I feel that after what I said I should offer something constructive here as well. Part of the problem with such movies is that the very act of verbalizing the thought process interferes with it quite severely. At the very least it significantly slows you down (take any computer program you ever wrote for computing something interesting, add the command to print the result after every operation, and watch it running). But that is not all. Interrupting a human thought is worse than interrupting a computer program because most of us are incapable of storing a SSW at the moment of interruption and retrieving it without error once the interruption is over. Also, when talking, we feel like we need to exhibit some clear logic in our transitions, while in fact many of them occur merely because one chain of thoughts suddenly outpaces the other, so we just switch to a more promising approach, and so on, and so forth.

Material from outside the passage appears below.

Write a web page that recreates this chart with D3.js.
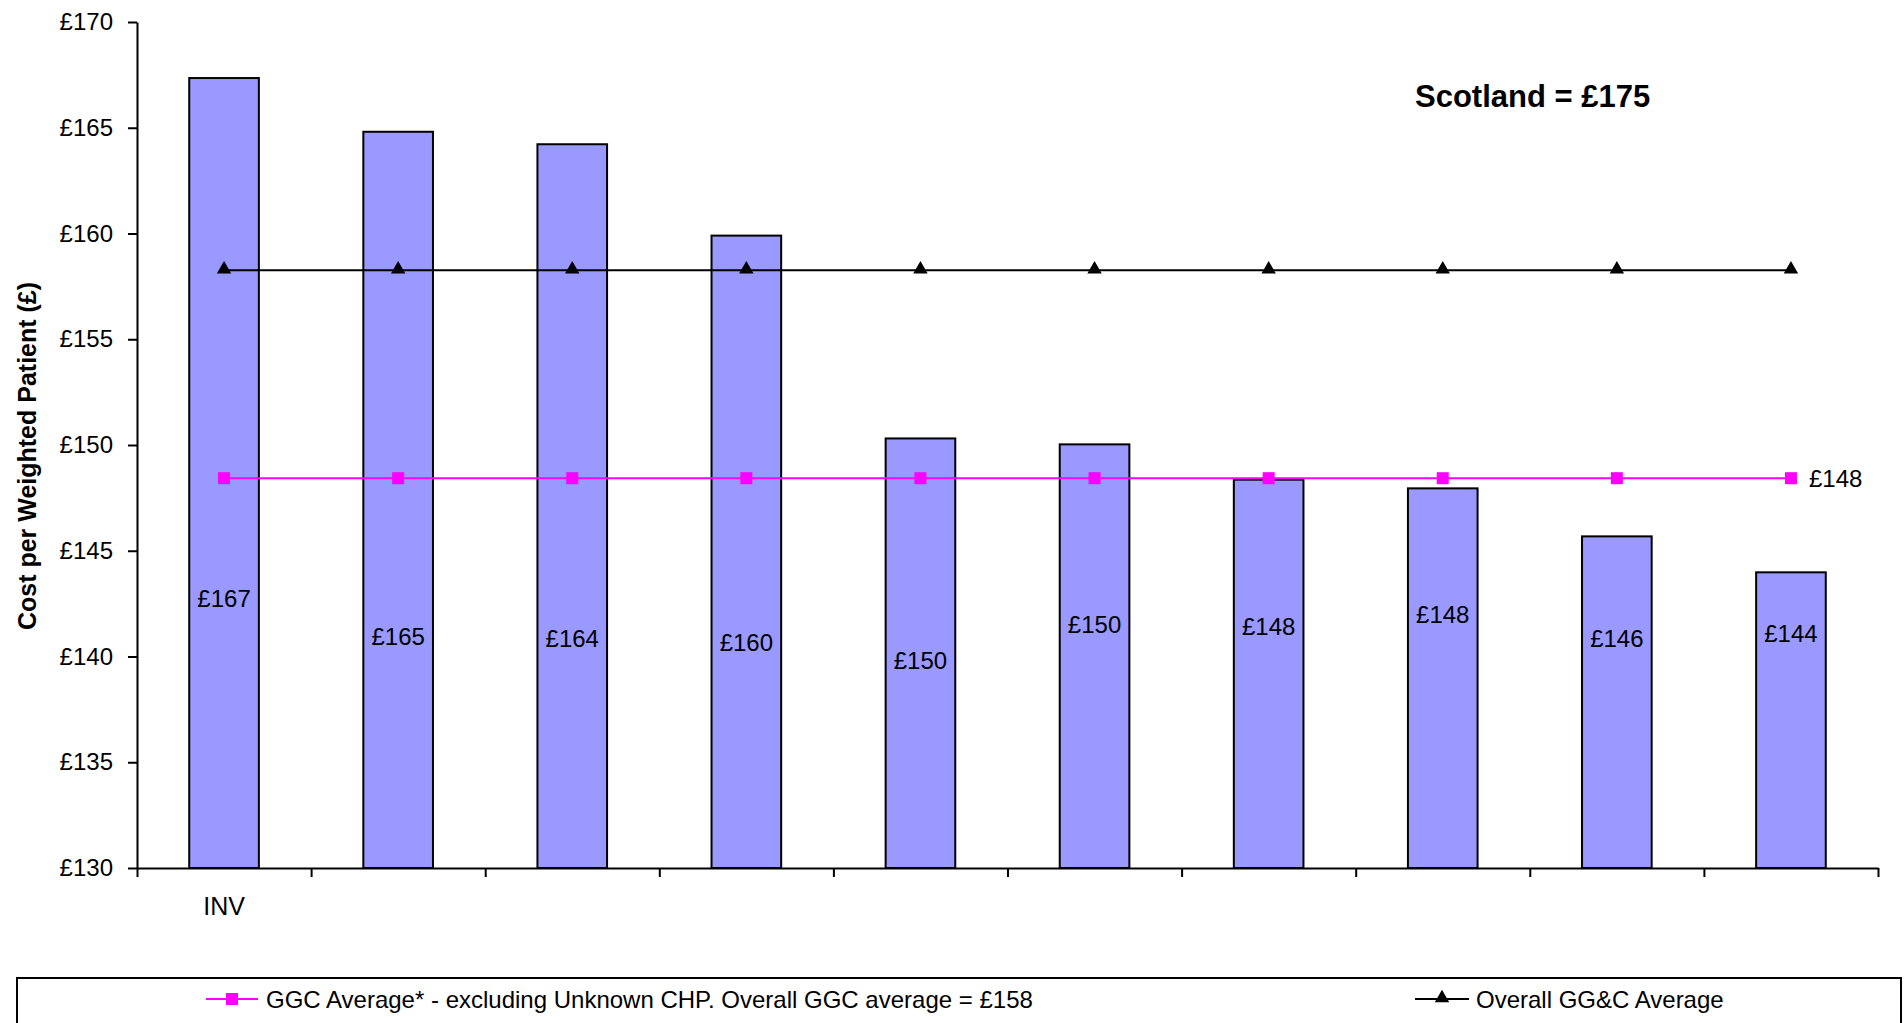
<!DOCTYPE html>
<html>
<head>
<meta charset="utf-8">
<script src="https://cdn.jsdelivr.net/npm/d3@7"></script>
<style>
  html, body { margin: 0; padding: 0; background: #fff; }
  svg { display: block; font-family: "Liberation Sans", Arial, sans-serif; }
</style>
</head>
<body>
<svg id="chart" width="1904" height="1023"></svg>
<script>
// ---- data ----
const categories = ["INV", "", "", "", "", "", "", "", "", ""];
const costValues = [167.35, 164.81, 164.22, 159.9, 150.31, 150.03, 148.36, 147.95, 145.68, 143.98];
const costLabels = ["£167", "£165", "£164", "£160", "£150", "£150", "£148", "£148", "£146", "£144"];
const labelAnchorValues = [142.74, 140.96, 140.84, 140.67, 139.81, 141.53, 141.41, 141.99, 140.84, 141.07];
const ggcAverageExclUnknown = [148.43, 148.43, 148.43, 148.43, 148.43, 148.43, 148.43, 148.43, 148.43, 148.43];
const overallGGCAverage = [158.26, 158.26, 158.26, 158.26, 158.26, 158.26, 158.26, 158.26, 158.26, 158.26];
const yTickValues = [130, 135, 140, 145, 150, 155, 160, 165, 170];
const ggcEndLabel = "£148";
const scotlandNote = "Scotland = £175";
const yAxisTitle = "Cost per Weighted Patient (£)";
const legendLabels = ["GGC Average* - excluding Unknown CHP. Overall GGC average = £158", "Overall GG&C Average"];

// ---- layout ----
const svg = d3.select("#chart");
const plot = { left: 137, right: 1878, top: 22, bottom: 868 };
const n = categories.length;

const y = d3.scaleLinear().domain([130, 170]).range([plot.bottom, plot.top]);
const x = d3.scaleBand().domain(d3.range(n)).range([plot.left, plot.right])
  .paddingInner(0.6).paddingOuter(0.3);
const xBound = d3.scaleLinear().domain([0, n]).range([plot.left, plot.right]);
const cx = i => x(i) + x.bandwidth() / 2;

// bars
svg.append("g").selectAll("rect").data(costValues).join("rect")
  .attr("x", (d, i) => x(i))
  .attr("y", d => y(d))
  .attr("width", x.bandwidth())
  .attr("height", d => y(130) - y(d))
  .attr("fill", "#9999FF")
  .attr("stroke", "#000")
  .attr("stroke-width", 2);

// bar labels
svg.append("g").selectAll("text").data(costLabels).join("text")
  .attr("x", (d, i) => cx(i))
  .attr("y", (d, i) => y(labelAnchorValues[i]))
  .attr("text-anchor", "middle")
  .attr("dominant-baseline", "central")
  .attr("font-size", 24)
  .attr("fill", "#000")
  .text(d => d);

// axes
const yAxis = d3.axisLeft(y).tickValues(yTickValues).tickFormat(d => "£" + d)
  .tickSize(9).tickSizeOuter(0).tickPadding(15);
const gy = svg.append("g").attr("transform", `translate(${plot.left},0)`).call(yAxis);
gy.selectAll("text").attr("font-size", 24).attr("fill", "#000").attr("font-family", null);
gy.selectAll("line, path").attr("stroke", "#000").attr("stroke-width", 2);

const xAxis = d3.axisBottom(xBound).tickValues(d3.range(0, n + 1)).tickFormat("")
  .tickSize(9).tickSizeOuter(0);
const gx = svg.append("g").attr("transform", `translate(0,${plot.bottom})`).call(xAxis);
gx.selectAll("line, path").attr("stroke", "#000").attr("stroke-width", 2);

// category labels
svg.append("g").selectAll("text").data(categories).join("text")
  .attr("x", (d, i) => cx(i))
  .attr("y", plot.bottom + 38)
  .attr("text-anchor", "middle")
  .attr("dominant-baseline", "central")
  .attr("font-size", 25)
  .attr("fill", "#000")
  .text(d => d);

// y axis title
svg.append("text")
  .attr("transform", `translate(27,456) rotate(-90)`)
  .attr("text-anchor", "middle")
  .attr("dominant-baseline", "central")
  .attr("font-size", 25)
  .attr("font-weight", "bold")
  .text(yAxisTitle);

// lines
const line = d3.line().x((d, i) => cx(i)).y(d => y(d));
svg.append("path").datum(overallGGCAverage).attr("d", line)
  .attr("fill", "none").attr("stroke", "#000").attr("stroke-width", 2);
svg.append("path").datum(ggcAverageExclUnknown).attr("d", line)
  .attr("fill", "none").attr("stroke", "#FF00FF").attr("stroke-width", 2);

const tri = d3.symbol().type(d3.symbolTriangle).size(90);
svg.append("g").selectAll("path").data(overallGGCAverage).join("path")
  .attr("transform", (d, i) => `translate(${cx(i)},${y(d) - 1})`)
  .attr("d", tri).attr("fill", "#000");

svg.append("g").selectAll("rect").data(ggcAverageExclUnknown).join("rect")
  .attr("x", (d, i) => cx(i) - 6)
  .attr("y", d => y(d) - 6)
  .attr("width", 12).attr("height", 12)
  .attr("fill", "#FF00FF");

// end label for GGC average
svg.append("text")
  .attr("x", cx(n - 1) + 18)
  .attr("y", y(ggcAverageExclUnknown[n - 1]))
  .attr("dominant-baseline", "central")
  .attr("font-size", 24)
  .text(ggcEndLabel);

// Scotland note
svg.append("text")
  .attr("x", 1415).attr("y", 107)
  .attr("font-size", 31).attr("font-weight", "bold")
  .text(scotlandNote);

// legend
svg.append("rect")
  .attr("x", 17).attr("y", 978).attr("width", 1884).attr("height", 70)
  .attr("fill", "#fff").attr("stroke", "#000").attr("stroke-width", 2);

const legY = 999;
// entry 1
svg.append("line").attr("x1", 206).attr("x2", 258).attr("y1", legY).attr("y2", legY)
  .attr("stroke", "#FF00FF").attr("stroke-width", 2);
svg.append("rect").attr("x", 232 - 6).attr("y", legY - 6).attr("width", 12).attr("height", 12)
  .attr("fill", "#FF00FF");
svg.append("text").attr("x", 266).attr("y", legY).attr("dominant-baseline", "central")
  .attr("font-size", 24).text(legendLabels[0]);
// entry 2
svg.append("line").attr("x1", 1415).attr("x2", 1469).attr("y1", legY).attr("y2", legY)
  .attr("stroke", "#000").attr("stroke-width", 2);
svg.append("path").attr("transform", `translate(1442,${legY - 1})`).attr("d", tri).attr("fill", "#000");
svg.append("text").attr("x", 1476).attr("y", legY).attr("dominant-baseline", "central")
  .attr("font-size", 24).text(legendLabels[1]);
</script>
</body>
</html>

So, simultaneous verbalization is a killer. What to do then? The only way out I see is to think it all through in the usual way and then post all that we wrote on paper in the order of writing with some short comments about the places that would look totally unclear to an outsider. That is like having a fossil record of your thought that tells about it as much as fragments of dinosaur bones about the terrible lizards themselves, which is not everything, but still quite a lot. Here is mine for the same problem. What I had in front of my eyes at the moment of writing was the screen with 4 first determinants, out of which only the last one really mattered, i.e., I was looking at
$$
\begin{matrix}
1&1&1&1
\\
1&2&3&4
\\
1&3&6&10
\\
1&4&10&20
\end{matrix}
$$
What I wrote is here:
(the top scribbled line reads "row - part. sums of prev. rows?").
The rest should be clear from my comments.
I feel like I have to add in the end that it doesn't mean that my thinking is better than that of Gowers. In fact, IMHO, compared to him, I am a hopeless imbecile sliding into senility. It merely means that I believe that the movie he posted does not (and, as conceived, could possibly not) reflect his true thinking. Also, to speak frankly, the Terry Tao's blog post titled "Does one have to be a genius to do maths?" reminds me of the phrase "Superman just helps now and then" in the famous cartoon. It is all fine, but if you watch that cartoon with a timer in hand, you'll realize that this "now and then" occupies about 90% of the shown events and the corresponding percentage in Terry's published papers is fairly close. As to his "generals", his account, if you translate it into layman language, reads to me "On my test I had to jump over the Empire State building and I almost knocked the spire off plus made a couple of unnecessary extra steps when landing, which showed to me that I need some more training before I attempt an unaided flight to the stratosphere". Disagree? Then try to pass his test yourself right now. You have enough information about what the questions were in his post, so just sit down and honestly write the answers to the best of your abilities. If you get happy with the result, let me know. I'm willing to take your word for it. But I give you mine that I failed miserably :-)
I am as curious about how great minds work as the OP, so if somebody has a good idea of how to observe that thought process, I will be happy to hear it. I also admire Tim Gowers for his attempt despite the fact that I still firmly believe that the way he approached it was hopelessly doomed from the beginning unless the true goal was very different from the proclaimed one.